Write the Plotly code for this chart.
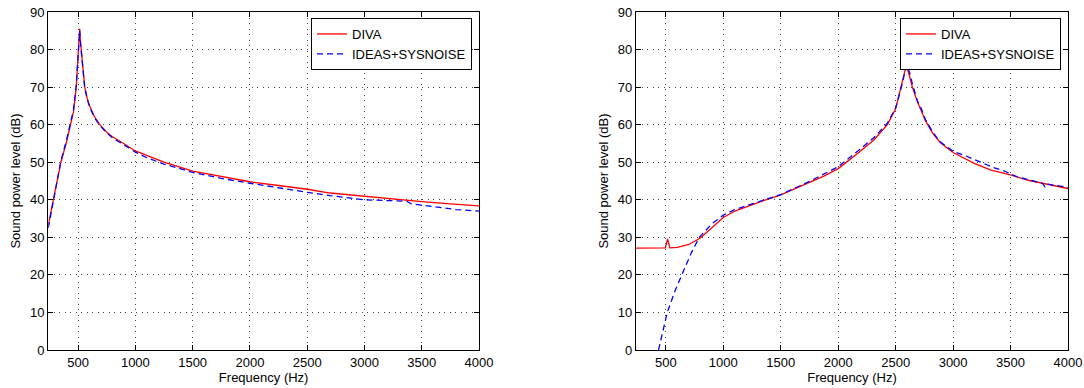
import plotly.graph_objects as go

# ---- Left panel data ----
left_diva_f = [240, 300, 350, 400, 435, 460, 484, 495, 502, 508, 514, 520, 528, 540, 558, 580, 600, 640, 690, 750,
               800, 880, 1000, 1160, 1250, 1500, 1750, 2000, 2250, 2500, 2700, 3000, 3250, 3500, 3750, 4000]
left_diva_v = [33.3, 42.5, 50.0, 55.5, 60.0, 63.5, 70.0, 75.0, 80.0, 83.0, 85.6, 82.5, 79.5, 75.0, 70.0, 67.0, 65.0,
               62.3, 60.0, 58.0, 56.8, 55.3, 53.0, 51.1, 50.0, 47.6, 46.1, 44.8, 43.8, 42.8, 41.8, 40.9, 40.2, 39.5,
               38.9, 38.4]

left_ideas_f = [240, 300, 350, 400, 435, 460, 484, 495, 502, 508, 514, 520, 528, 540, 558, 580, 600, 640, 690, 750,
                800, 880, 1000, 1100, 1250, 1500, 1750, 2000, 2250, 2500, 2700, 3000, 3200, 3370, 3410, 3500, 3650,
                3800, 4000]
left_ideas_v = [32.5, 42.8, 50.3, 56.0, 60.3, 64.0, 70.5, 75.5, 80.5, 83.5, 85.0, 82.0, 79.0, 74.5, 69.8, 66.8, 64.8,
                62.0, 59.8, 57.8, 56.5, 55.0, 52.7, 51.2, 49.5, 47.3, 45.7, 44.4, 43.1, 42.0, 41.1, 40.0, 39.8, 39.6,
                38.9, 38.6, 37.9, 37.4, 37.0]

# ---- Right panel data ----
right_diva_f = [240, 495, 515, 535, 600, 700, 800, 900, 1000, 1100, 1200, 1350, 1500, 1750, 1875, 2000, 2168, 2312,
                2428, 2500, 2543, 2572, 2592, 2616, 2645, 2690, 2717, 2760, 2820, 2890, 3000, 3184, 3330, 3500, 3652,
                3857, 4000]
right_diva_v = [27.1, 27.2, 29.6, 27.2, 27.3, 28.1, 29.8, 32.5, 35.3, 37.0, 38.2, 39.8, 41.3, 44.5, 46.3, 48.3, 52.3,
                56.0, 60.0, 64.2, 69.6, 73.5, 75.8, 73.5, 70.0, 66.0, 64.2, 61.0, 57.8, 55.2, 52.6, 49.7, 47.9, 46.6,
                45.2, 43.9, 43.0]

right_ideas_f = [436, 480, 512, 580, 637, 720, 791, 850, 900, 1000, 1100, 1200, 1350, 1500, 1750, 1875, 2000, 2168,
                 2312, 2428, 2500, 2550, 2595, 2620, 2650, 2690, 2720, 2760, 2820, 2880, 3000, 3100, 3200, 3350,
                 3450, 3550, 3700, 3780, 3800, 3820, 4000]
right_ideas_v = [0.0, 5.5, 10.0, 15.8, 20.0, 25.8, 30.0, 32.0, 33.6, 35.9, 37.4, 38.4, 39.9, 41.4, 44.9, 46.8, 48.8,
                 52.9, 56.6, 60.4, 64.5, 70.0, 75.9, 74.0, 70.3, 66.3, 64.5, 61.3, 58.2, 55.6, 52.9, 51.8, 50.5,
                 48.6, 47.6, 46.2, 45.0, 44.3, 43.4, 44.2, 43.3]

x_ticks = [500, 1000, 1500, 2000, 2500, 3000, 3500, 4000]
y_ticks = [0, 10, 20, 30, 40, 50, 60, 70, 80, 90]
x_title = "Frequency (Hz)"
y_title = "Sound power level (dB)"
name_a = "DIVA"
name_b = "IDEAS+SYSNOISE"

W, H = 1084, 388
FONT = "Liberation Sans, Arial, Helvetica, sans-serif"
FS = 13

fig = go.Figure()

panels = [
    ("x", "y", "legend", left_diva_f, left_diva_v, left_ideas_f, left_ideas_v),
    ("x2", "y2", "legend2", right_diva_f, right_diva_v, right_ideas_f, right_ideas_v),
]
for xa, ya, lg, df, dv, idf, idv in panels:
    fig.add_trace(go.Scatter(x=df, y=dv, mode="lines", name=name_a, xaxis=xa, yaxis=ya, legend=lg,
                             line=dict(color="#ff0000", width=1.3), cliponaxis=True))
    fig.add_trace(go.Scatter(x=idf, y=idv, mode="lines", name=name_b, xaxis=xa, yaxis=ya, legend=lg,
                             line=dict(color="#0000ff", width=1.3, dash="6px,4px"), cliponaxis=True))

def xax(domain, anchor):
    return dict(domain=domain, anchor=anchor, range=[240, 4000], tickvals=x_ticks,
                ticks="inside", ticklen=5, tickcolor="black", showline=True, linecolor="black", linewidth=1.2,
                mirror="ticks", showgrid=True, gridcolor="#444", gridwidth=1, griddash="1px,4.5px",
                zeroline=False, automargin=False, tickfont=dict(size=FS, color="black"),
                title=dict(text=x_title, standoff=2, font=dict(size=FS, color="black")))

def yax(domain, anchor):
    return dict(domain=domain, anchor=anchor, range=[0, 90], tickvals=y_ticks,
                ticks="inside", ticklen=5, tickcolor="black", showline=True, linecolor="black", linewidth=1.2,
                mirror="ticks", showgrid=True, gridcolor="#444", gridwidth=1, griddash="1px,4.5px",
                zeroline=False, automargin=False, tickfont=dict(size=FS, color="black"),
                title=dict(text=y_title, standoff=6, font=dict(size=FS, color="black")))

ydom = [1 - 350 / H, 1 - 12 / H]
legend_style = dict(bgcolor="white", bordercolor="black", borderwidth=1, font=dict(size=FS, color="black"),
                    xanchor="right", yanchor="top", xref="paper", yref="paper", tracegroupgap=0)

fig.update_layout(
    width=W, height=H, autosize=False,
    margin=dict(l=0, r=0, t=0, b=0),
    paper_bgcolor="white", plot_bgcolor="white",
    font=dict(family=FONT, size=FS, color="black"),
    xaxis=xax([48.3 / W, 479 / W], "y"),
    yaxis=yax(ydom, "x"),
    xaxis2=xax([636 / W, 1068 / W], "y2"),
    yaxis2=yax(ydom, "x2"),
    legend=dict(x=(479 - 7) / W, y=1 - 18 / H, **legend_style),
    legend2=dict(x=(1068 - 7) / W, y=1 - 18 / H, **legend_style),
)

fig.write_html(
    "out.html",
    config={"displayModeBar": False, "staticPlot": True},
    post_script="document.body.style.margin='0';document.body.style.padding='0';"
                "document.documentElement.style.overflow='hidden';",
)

════════════════════

§ **EXERCISE GOAL**
Leave out the pictures and restate, word for word, the lines from the top of the data through the line containing "38.9, 38.6, 37.9, 37.4, 37.0]", both included.

§ **EXERCISE RESPONSE**
Write the Plotly code for this chart.
import plotly.graph_objects as go

# ---- Left panel data ----
left_diva_f = [240, 300, 350, 400, 435, 460, 484, 495, 502, 508, 514, 520, 528, 540, 558, 580, 600, 640, 690, 750,
               800, 880, 1000, 1160, 1250, 1500, 1750, 2000, 2250, 2500, 2700, 3000, 3250, 3500, 3750, 4000]
left_diva_v = [33.3, 42.5, 50.0, 55.5, 60.0, 63.5, 70.0, 75.0, 80.0, 83.0, 85.6, 82.5, 79.5, 75.0, 70.0, 67.0, 65.0,
               62.3, 60.0, 58.0, 56.8, 55.3, 53.0, 51.1, 50.0, 47.6, 46.1, 44.8, 43.8, 42.8, 41.8, 40.9, 40.2, 39.5,
               38.9, 38.4]

left_ideas_f = [240, 300, 350, 400, 435, 460, 484, 495, 502, 508, 514, 520, 528, 540, 558, 580, 600, 640, 690, 750,
                800, 880, 1000, 1100, 1250, 1500, 1750, 2000, 2250, 2500, 2700, 3000, 3200, 3370, 3410, 3500, 3650,
                3800, 4000]
left_ideas_v = [32.5, 42.8, 50.3, 56.0, 60.3, 64.0, 70.5, 75.5, 80.5, 83.5, 85.0, 82.0, 79.0, 74.5, 69.8, 66.8, 64.8,
                62.0, 59.8, 57.8, 56.5, 55.0, 52.7, 51.2, 49.5, 47.3, 45.7, 44.4, 43.1, 42.0, 41.1, 40.0, 39.8, 39.6,
                38.9, 38.6, 37.9, 37.4, 37.0]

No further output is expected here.